First-time homebuyers are a declining group. Historically, 40 percent of homebuyers have been first-time buyers, calculated yearly from July to June. But that percentage continues to shrink, even if the true homeownership rate among millennials climbed ever so slightly last year.
If you’re already a homeowner, your wheels might be spinning right about now — if people aren’t buying starter homes, then the rental market has to be booming. Right? It is in many areas, particularly where unemployment is low, the population is high, and homes aren’t overpriced.
You might think you’re ready to become a landlord, but learning how to be one by trial and error (the way I learned) is not necessarily the best way. Here are seven tips to consider before you take the plunge.
1. Ideally, you want to live near your rental property
That way, you can check on it periodically (after giving your tenants proper notice), take care of repairs yourself, and show the property when it’s time to re-rent it.
Forbes put together this list of the 40 top investment areas, but even if you don’t live in a prime rental region, you can still invest in one. I was a cross-country landlord for many years; I just hired a property manager to take care of day-to-day details.
2. Know landlord-tenant law
Most states have specific landlord-tenant provisions that cover issues such as security deposits, what sort of access to your rental property you can expect to have, and how much notice you need to give your tenants when you want them to leave. There also are federal laws you need to know, such as habitability and anti-discrimination laws.
Ron Leshnower, real estate attorney and author of Fair Housing Helper for Apartment Professionals, says that “many landlords gloss over housing discrimination laws because they assume that as long as they’re not racist or sexist, they needn’t worry about fair housing violations.”
But fair housing liability traps can arise in many ways, so it’s important that you fully understand the law and ensure that you aren’t breaking it.
3. Make sure you can enforce the rent being paid on time
This seems like a no-brainer, but believe me, if you get too friendly with your tenants, you might just let them slide a couple of weeks here and a partial payment there. Before you know it, your tenants are six months behind.

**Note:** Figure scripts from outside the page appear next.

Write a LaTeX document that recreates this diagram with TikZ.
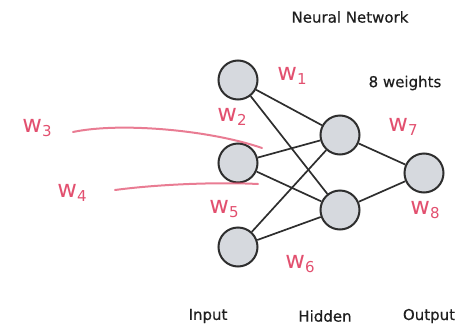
\documentclass[tikz,border=0pt]{standalone}
\usepackage{fontspec}
\setmainfont{DejaVu Sans}
\newfontfamily\handfont{DejaVu Sans}
\newfontfamily\labfont[FakeBold=0.5]{DejaVu Sans}
\definecolor{nodefill}{HTML}{D6D9DE}
\definecolor{edgecol}{HTML}{2E2E2E}
\definecolor{inkpink}{HTML}{E2506F}
\newcommand{\wsub}[1]{w\raisebox{-4pt}{\fontsize{15}{15}\selectfont #1}}
\begin{document}
\begin{tikzpicture}[x=1pt,y=-1pt,
  neuron/.style={circle,draw=edgecol,line width=2pt,fill=nodefill,minimum size=39pt,inner sep=0pt},
  conn/.style={draw=edgecol,line width=1.7pt},
  hw/.style={text=inkpink,font=\handfont\fontsize{24}{24}\selectfont},
  ink/.style={draw=inkpink,line width=2pt,line cap=round,opacity=0.75},
  lbl/.style={font=\labfont\fontsize{15}{17}\selectfont,text=black!88}]
\useasboundingbox (0,0) rectangle (461,327);
% nodes
\node[neuron] (i1) at (238,80) {};
\node[neuron] (i2) at (238,163) {};
\node[neuron] (i3) at (238,247) {};
\node[neuron] (h1) at (340,135) {};
\node[neuron] (h2) at (340,210) {};
\node[neuron] (o1) at (424,173) {};
% connections
\foreach \a in {i1,i2,i3}{\foreach \b in {h1,h2}{\draw[conn] (\a) -- (\b);}}
\draw[conn] (h1) -- (o1);
\draw[conn] (h2) -- (o1);
% printed texts
\node[lbl] (title) at (350,17) {Neural Network};
\node[lbl] (nw) at (405,83) {8 weights};
\node[lbl] (tin) at (208,316) {Input};
\node[lbl] (thid) at (325,316) {Hidden};
\node[lbl] (tout) at (429,316) {Output};
% handwritten weight labels
\node[hw] (w1) at (292,76) {\wsub{1}};
\node[hw] (w2) at (232,117) {\wsub{2}};
\node[hw] (w3) at (37,128) {\wsub{3}};
\node[hw] (w4) at (72,193) {\wsub{4}};
\node[hw] (w5) at (224,209) {\wsub{5}};
\node[hw] (w6) at (300,264) {\wsub{6}};
\node[hw] (w7) at (403,127) {\wsub{7}};
\node[hw] (w8) at (425,210) {\wsub{8}};
% pink strokes
\coordinate (s3a) at (73,132);
\coordinate (s3b) at (262,148);
\coordinate (s4a) at (115,190);
\coordinate (s4b) at (258,184);
\draw[ink] (s3a) .. controls (120,122) and (210,130) .. (s3b);
\draw[ink] (s4a) .. controls (160,184) and (220,182) .. (s4b);
\end{tikzpicture}
\end{document}
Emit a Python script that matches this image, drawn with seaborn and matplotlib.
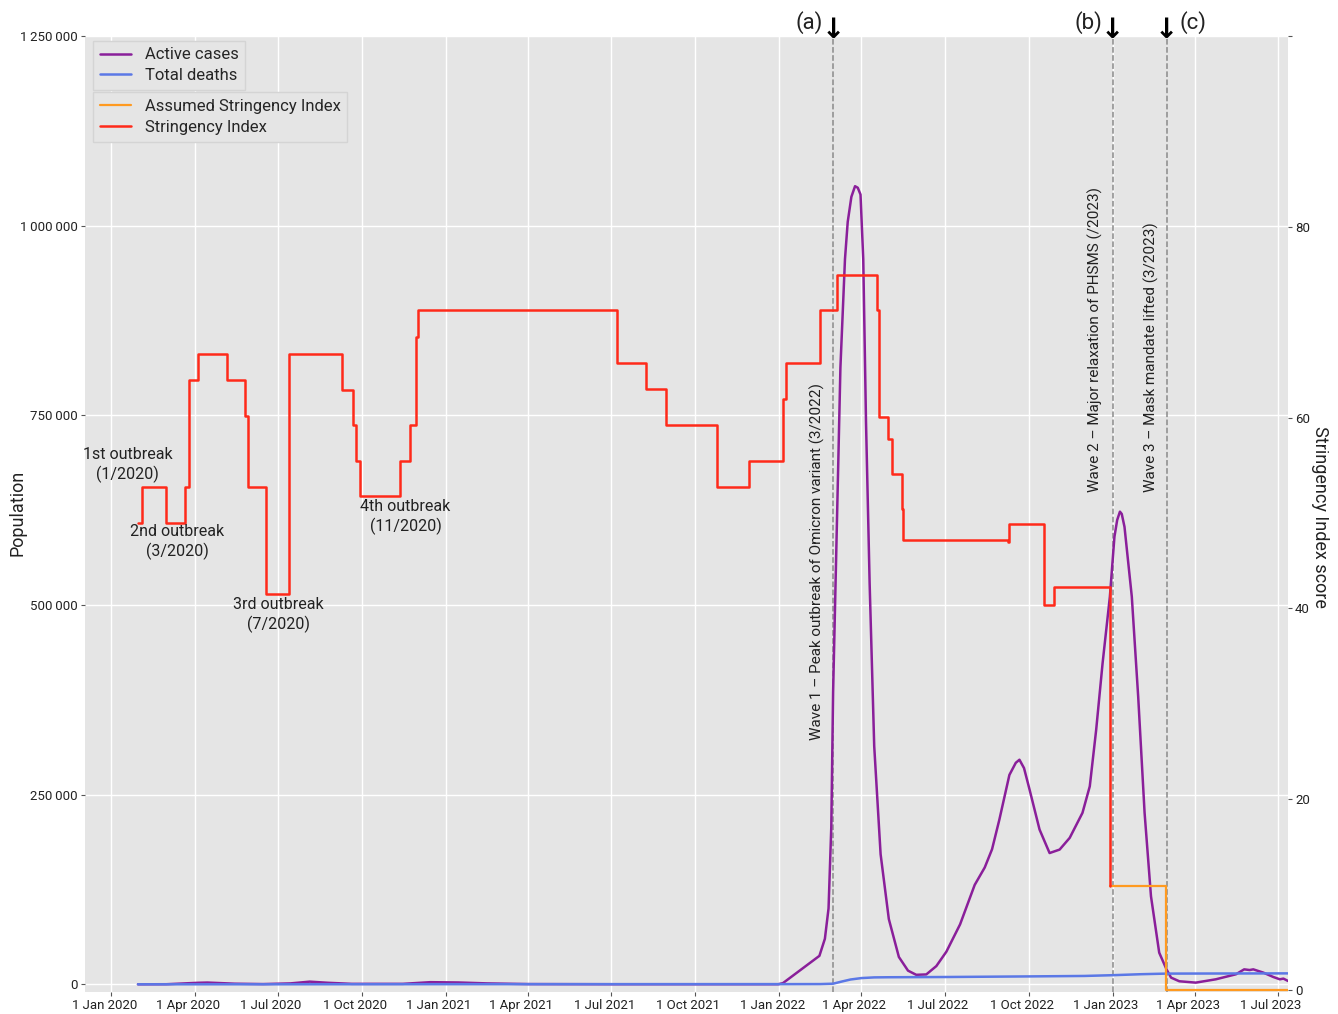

But that doesn’t mean you shouldn’t treat tenants with respect. Real estate consultant Elizabeth R. Elstien notes that “creating rapport shows respect and makes the job of collecting rents and dealing with repair requests that much easier.”
Casey Fleming, author of The Loan Guide: How to Get the Best Possible Mortgage, says it’s important to “have a thick skin” and advises people not to buy rental property if tenant shenanigans will “drive you crazy.”
Case in point: Fleming once had an evicted tenant break into the house, change the locks, and move back in!
4. Screen potential tenants
It’s worth the time to do a background and credit check on all potential tenants. I use an online tenant-screening service for this. Credit score alone is not always a reason to accept or deny an applicant, but it is a useful screening tool. You should also conduct an interview and check their references.
5. Customize the lease
If you don’t hire an attorney or a property manager, you can use a standard lease form from Nolo, for example, but you should tweak it to fit your situation. For example, if you allow pets, specify how many, what kind, and any rules that apply.
My lease states that tenants should leash their dogs when outside the fenced-in yard and stipulates that pets do not become a nuisance to neighbors.
6. Inspect the property regularly
“Have language regarding inspections clearly written in your lease documents,” says Timmi Ryerson, CEO of Smart Property Systems. She suggests taking pictures to establish a base line and conducting an inspection at three months. If you find problems, Ryerson recommends that landlords “issue a notice to comply and set another inspection in one week.”
7. Understand this is not a get-rich-quick scheme
Being a landlord is not just sitting around collecting a big wad of cash each month. You’ll need to spend some money to ready the property for tenants, buy landlord insurance, and pay property taxes. If you’re taking out a mortgage, be prepared to fork over at least a 20 percent down payment.
Think of being a landlord as part of your overall investment strategy and realistically aim for getting around a 5 percent return on your investment.